Nunca lo vi sin sonreír, nunca sin saludar, siempre repartiendo alegría, multiplicando mi curiosidad: ¿cómo consigue este hombre lo que consigue?, ¿cuál es su sentido de la vida?

Vestido totalmente con las mismas ropas negras, ofrece el aspecto de esos santones hindúes con pelos y barbas infinitas, enmarañadas, descuidadas.
En cualquier rincón de Jaipur su presencia no desentonaría con la de un asceta, buscando iluminación, demostrando desapego por el mundo y sus tentaciones. Las uñas de ambas manos, crecidas sobrepasando los límites de la disciplina, reafirmarían el prejuicio.

Y mi pensamiento, siempre el mismo: averiguar cómo conseguía ver pasar el tiempo como si pareciese que no pasaba, o como le quitase trascendencia, vaciándola de significado, a las palabras nervios, urgencias, ocupación, trabajo.

En Santa Cruz de Tenerife su imagen era evidente. Sin necesidad de ningún esfuerzo determinaba que era uno más , otro de los seres humanos que viven en la calle, sin un sitio donde ducharse, cambiar de atuendo, sin posibles.
Uno más de los que viven de la mendicidad, que juega con las monedas que algunos le ponen dentro de una botella de plástico, pequeña, suficiente para lo poco que recauda.

Aunque quería hablar con él, me limitaba a saludarlo, sin fallar, así hasta el 18/10/2025, en que algo sucedió. Era de mañana, y mi brújula marcaba el norte de la farmacia. Cuando pasé a su lado vi que tenía papeles de colores y brillos en la cabeza, especies de serpentinas de ilusión.

Estaba junto a las dos señoras ya mencionadas. Hablaban y reían con él, mientras en la acera una tarta cumplía su cometido: servir de homenaje.

Esta vez no pude despreciar la oportunidad y pregunté los motivos de la algarabía. Lo supe al instante: “Estamos festejando el cumpleaños de Jorge, mire las velas: cumple 36”.

De ese modo, finalmente, conseguí cumplir lo que había venido postergando: hablar con Jorge, el joven vestido de negro, con pelo de gurú, uñas larguísimas y calcetín derecho perforado.
Entre los cuatro se estableció una tertulia, de vez en cuando interrumpida por otros peatones.
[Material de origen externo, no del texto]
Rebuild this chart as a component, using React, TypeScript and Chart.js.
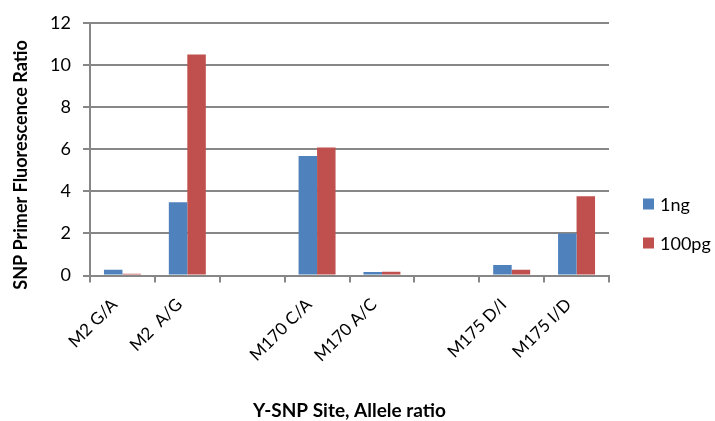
import React, { useEffect, useRef } from "react";
import { Chart, registerables } from "chart.js";

Chart.register(...registerables);

const categories = ["M2 G/A", "M2  A/G", "", "M170 C/A", "M170 A/C", "", "M175 D/I", "M175 I/D"];
const series1Name = "1ng";
const series2Name = "100pg";
const series1Values = [0.27, 3.48, null, 5.67, 0.17, null, 0.5, 2.0];
const series2Values = [0.08, 10.5, null, 6.08, 0.18, null, 0.27, 3.76];
const yTicks = [0, 2, 4, 6, 8, 10, 12];
const yTitle = "SNP Primer Fluorescence Ratio";
const xTitle = "Y-SNP Site, Allele ratio";

const FONT = "Lato, 'Open Sans', sans-serif";
const GRID = "#878787";

const overlayPlugin = {
  id: "overlay",
  afterDraw(chart: any) {
    const ctx = chart.ctx;
    const area = chart.chartArea;
    ctx.save();
    ctx.fillStyle = "#000";
    ctx.textAlign = "center";
    ctx.textBaseline = "middle";
    // y title
    ctx.font = `bold 18px ${FONT}`;
    ctx.save();
    ctx.translate(21, 165);
    ctx.rotate(-Math.PI / 2);
    ctx.fillText(yTitle, 0, 0);
    ctx.restore();
    // x title
    ctx.font = `bold 19px ${FONT}`;
    ctx.fillText(xTitle, (area.left + area.right) / 2, 411);
    // legend
    ctx.font = `18px ${FONT}`;
    ctx.textAlign = "left";
    const ys = [204, 243];
    chart.data.datasets.forEach((ds: any, i: number) => {
      ctx.fillStyle = ds.backgroundColor;
      ctx.fillRect(643, ys[i] - 5.5, 11, 11);
      ctx.fillStyle = "#000";
      ctx.fillText(ds.label, 660, ys[i] + 1);
    });
    ctx.restore();
  },
};

export default function App() {
  const ref = useRef<HTMLCanvasElement>(null);
  useEffect(() => {
    document.body.style.margin = "0";
    const chart = new Chart(ref.current!, {
      type: "bar",
      data: {
        labels: categories,
        datasets: [
          { label: series1Name, data: series1Values, backgroundColor: "#4F81BD" },
          { label: series2Name, data: series2Values, backgroundColor: "#C0504D" },
        ],
      },
      options: {
        animation: false,
        responsive: false,
        maintainAspectRatio: false,
        layout: { padding: { top: 18, right: 106, left: 0, bottom: 0 } },
        datasets: { bar: { barPercentage: 1, categoryPercentage: 0.57 } },
        plugins: { legend: { display: false }, tooltip: { enabled: false } },
        scales: {
          x: {
            grid: { offset: true, drawOnChartArea: false, drawTicks: true, tickLength: 7, color: GRID, lineWidth: 2 },
            border: { display: true, color: GRID, width: 2 },
            ticks: { minRotation: 45, maxRotation: 45, autoSkip: false, color: "#000", font: { family: FONT, size: 17 }, padding: 12, labelOffset: -8 },
            afterFit: (s: any) => { s.height = 145.5; },
          },
          y: {
            min: 0,
            max: 12,
            afterBuildTicks: (s: any) => { s.ticks = yTicks.map((v) => ({ value: v })); },
            grid: { color: GRID, lineWidth: 2, drawTicks: true, tickLength: 7 },
            border: { display: true, color: GRID, width: 2 },
            ticks: { color: "#000", font: { family: FONT, size: 18 }, padding: 12 },
            afterFit: (s: any) => { s.width = 90; },
          },
        },
      },
      plugins: [overlayPlugin],
    });
    return () => chart.destroy();
  }, []);
  return (
    <div style={{ width: 715, height: 421 }}>
      <canvas ref={ref} width={715} height={421} />
    </div>
  );
}
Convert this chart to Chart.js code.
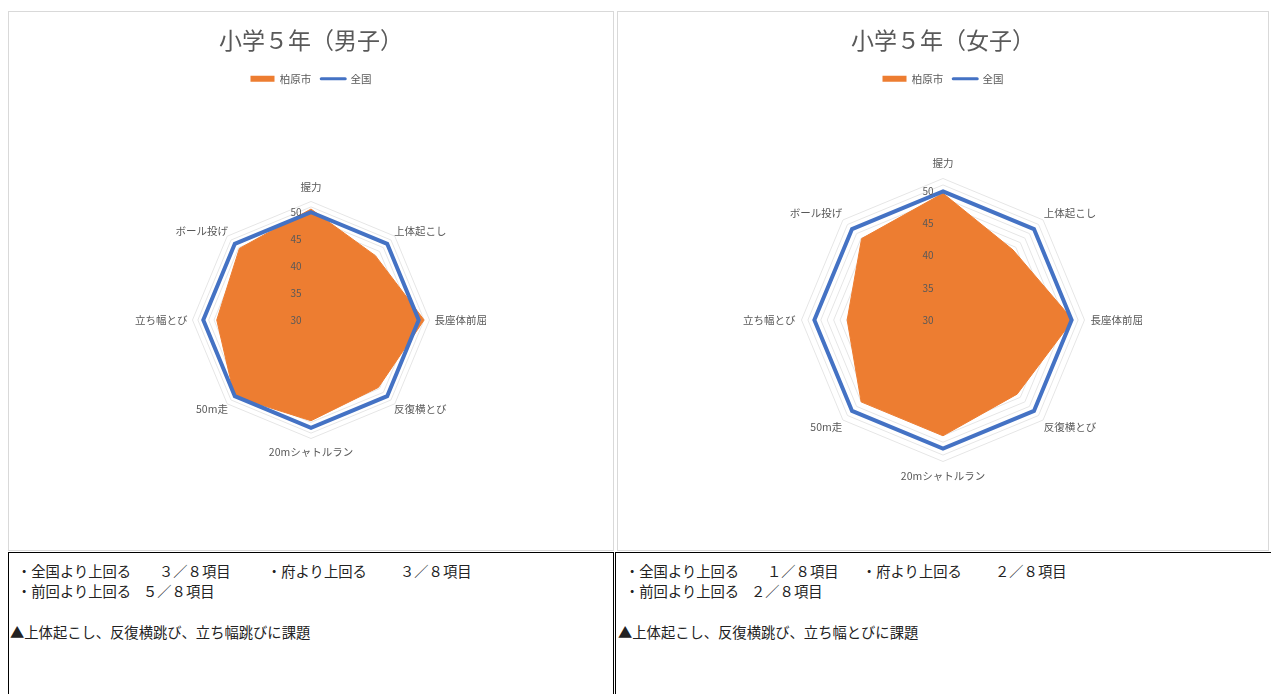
<!DOCTYPE html>
<html><head><meta charset="utf-8">
<script src="https://cdn.jsdelivr.net/npm/chart.js@4.4.1/dist/chart.umd.min.js"></script>
<style>
html,body{margin:0;padding:0;background:#fff;width:1271px;height:694px;overflow:hidden;position:relative;}
.panel{position:absolute;border:1px solid #d9d9d9;box-sizing:border-box;background:#fff;}
.panel .wrap{position:absolute;left:0;top:0;right:0;bottom:0;}
.note{position:absolute;border:1px solid #000;box-sizing:border-box;background:#fff;}
.t{position:absolute;font-family:'Noto Sans CJK JP',sans-serif;font-size:14.3px;color:#222;white-space:nowrap;line-height:20px;height:20px;}
</style></head>
<body>
<div class="panel" style="left:8px;top:11px;width:606px;height:540px;"><div class="wrap"><canvas id="boys"></canvas></div></div>
<div class="panel" style="left:617px;top:11px;width:652px;height:540px;"><div class="wrap"><canvas id="girls"></canvas></div></div>
<div class="note" style="left:8px;top:552px;width:606px;height:160px;"></div>
<div class="note" style="left:615px;top:552px;width:700px;height:160px;"></div>
<div id="notes"></div>
<script>
// ---- data ----
const CATEGORIES = ['握力','上体起こし','長座体前屈','反復横とび','20mシャトルラン','50m走','立ち幅とび','ボール投げ'];
const SERIES_NAMES = ['柏原市','全国'];
const BOYS_CITY = [50.6, 46.9, 51.0, 47.7, 48.7, 50.1, 47.5, 48.8];
const BOYS_NATIONAL = [50, 50, 50, 50, 50, 50, 50, 50];
const GIRLS_CITY = [49.7, 45.4, 50.2, 46.3, 48.0, 48.0, 44.9, 47.9];
const GIRLS_NATIONAL = [50, 50, 50, 50, 50, 50, 50, 50];
const TICK_LABELS = ['30','35','40','45','50'];
const TITLES = ['小学５年（男子）','小学５年（女子）'];

// ---- notes text ----
const NOTES = [
  [17, 571, '・全国より上回る'], [159, 571, '３／８項目'], [267, 571, '・府より上回る'], [400, 571, '３／８項目'],
  [17, 591, '・前回より上回る'], [143, 591, '５／８項目'],
  [10, 632, '▲上体起こし、反復横跳び、立ち幅跳びに課題'],
  [625, 571, '・全国より上回る'], [767, 571, '１／８項目'], [862, 571, '・府より上回る'], [995, 571, '２／８項目'],
  [625, 591, '・前回より上回る'], [751, 591, '２／８項目'],
  [618, 632, '▲上体起こし、反復横跳び、立ち幅とびに課題']
];
const notesEl = document.getElementById('notes');
NOTES.forEach(([x, y, s]) => {
  const d = document.createElement('div');
  d.className = 't';
  d.style.left = x + 'px';
  d.style.top = (y - 10) + 'px';
  d.textContent = s;
  notesEl.appendChild(d);
});

// ---- charts ----
const ORANGE = '#ED7D31';
const BLUE = '#4472C4';
Chart.defaults.font.family = "'Noto Sans CJK JP', 'Noto Sans', sans-serif";
Chart.defaults.color = '#595959';

function makeChart(id, title, cityVals, natVals, cfg) {
  return new Chart(document.getElementById(id), {
    type: 'radar',
    data: {
      labels: CATEGORIES,
      datasets: [
        { label: SERIES_NAMES[0], data: cityVals, backgroundColor: ORANGE, borderColor: ORANGE,
          borderWidth: 1, fill: 'start', pointRadius: 0, pointHoverRadius: 0, order: 1 },
        { label: SERIES_NAMES[1], data: natVals, backgroundColor: 'rgba(0,0,0,0)', borderColor: BLUE,
          borderWidth: 4, fill: false, pointRadius: 0, pointHoverRadius: 0, borderJoinStyle: 'miter', order: 0 }
      ]
    },
    options: {
      responsive: true,
      maintainAspectRatio: false,
      animation: false,
      layout: { padding: { left: cfg.padL, right: cfg.padR, top: 0, bottom: cfg.padB } },
      plugins: {
        title: { display: true, text: title, color: '#595959', font: { size: 23, weight: 'normal' },
                 padding: { top: 14, bottom: 10 } },
        legend: {
          position: 'top',
          labels: {
            usePointStyle: true, pointStyleWidth: 24, boxWidth: 24, boxHeight: 6, padding: 10,
            color: '#595959', font: { size: 10.5 },
            generateLabels: chart => chart.data.datasets.map((ds, i) => ({
              text: ds.label, datasetIndex: i, hidden: false,
              fillStyle: i === 0 ? ORANGE : BLUE,
              strokeStyle: i === 0 ? ORANGE : BLUE,
              lineWidth: i === 0 ? 0 : 3,
              lineCap: 'round',
              pointStyle: i === 0 ? 'rect' : 'line',
              fontColor: '#595959'
            }))
          }
        },
        tooltip: { enabled: false }
      },
      scales: {
        r: {
          min: 30, max: 52,
          afterBuildTicks: s => { s.ticks.unshift({ value: s.min }); },
          ticks: {
            stepSize: 1, maxTicksLimit: 40, z: 1, showLabelBackdrop: false,
            color: '#595959', font: { size: 10 },
            callback: v => TICK_LABELS.includes(String(v)) ? String(v) + '\u2003\u2003\u2003' : ''
          },
          grid: { color: '#e6e6e6', lineWidth: 1, circular: false },
          angleLines: { display: false },
          pointLabels: {
            color: '#595959', font: { size: 10.5 },
            padding: ctx => cfg.pads[ctx.index]
          }
        }
      }
    }
  });
}

makeChart('boys', TITLES[0], BOYS_CITY, BOYS_NATIONAL, { padL: 126, padR: 126, padB: 3, pads: [1, -8, -2, -8, 0, -8, -2, -8] });
makeChart('girls', TITLES[1], GIRLS_CITY, GIRLS_NATIONAL, { padL: 125, padR: 125, padB: 3, pads: [2, -6, -1, -6, 1, -6, -1, -6] });
</script>
</body></html>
Tanto Mery como Amparo —las autoras del convite— ofrecían cucharas para que quien quisiera pudiese degustar la tarta.

Mientras Jorge sonreía y contestaba respuestas contradictorias que mis anfitrionas traducían y ampliaban, su historia empezaba a revelarse. Jorge A. B. llegó a ese lugar hace ocho años. Ambas lo saben porque viven cerca, y una lo ve llegar y marcharse cada día, “vigilándolo” desde su piso, justo enfrente. Conoce la fecha con certeza porque llegaron juntos: ella desde su Galicia natal.

Dije al inicio que eran entrañables; lo visitan cada día y, según ellas, siempre está igual: alegre, educado, respetuoso, la gente lo quiere y ellas lo tratan como si fuese un hijo. Por eso llevaron la tarta, le ayudan con la alimentación y festejan juntos.
Aunque saben que de niño, en el colegio, era un alumno de matrículo, cada noche duerme en la puerta de mercado cercano. Lo aconsejan, pero... Jorge no les hace caso, no se quiere cuidar, y eso es así desde que se cayó por la ventana de un piso alto.

No conseguí averiguar mucho más de Jorge, sí de algunas de sus costumbres, de las ayudas que recibe de la gente buena, de los lugares a los que acude cuando necesita ir al baño o duerme, convirtiéndose en una oruga.

Así lo aprendió de Félix Rodríguez de la Fuente, cuando explicó cómo eran esas criaturas hasta que se convertían en mariposas, resaltando la importancia que tenían para la vida.

Jorge no espera nada, tampoco necesita nada, lo repitió varias veces, igualito que las orugas.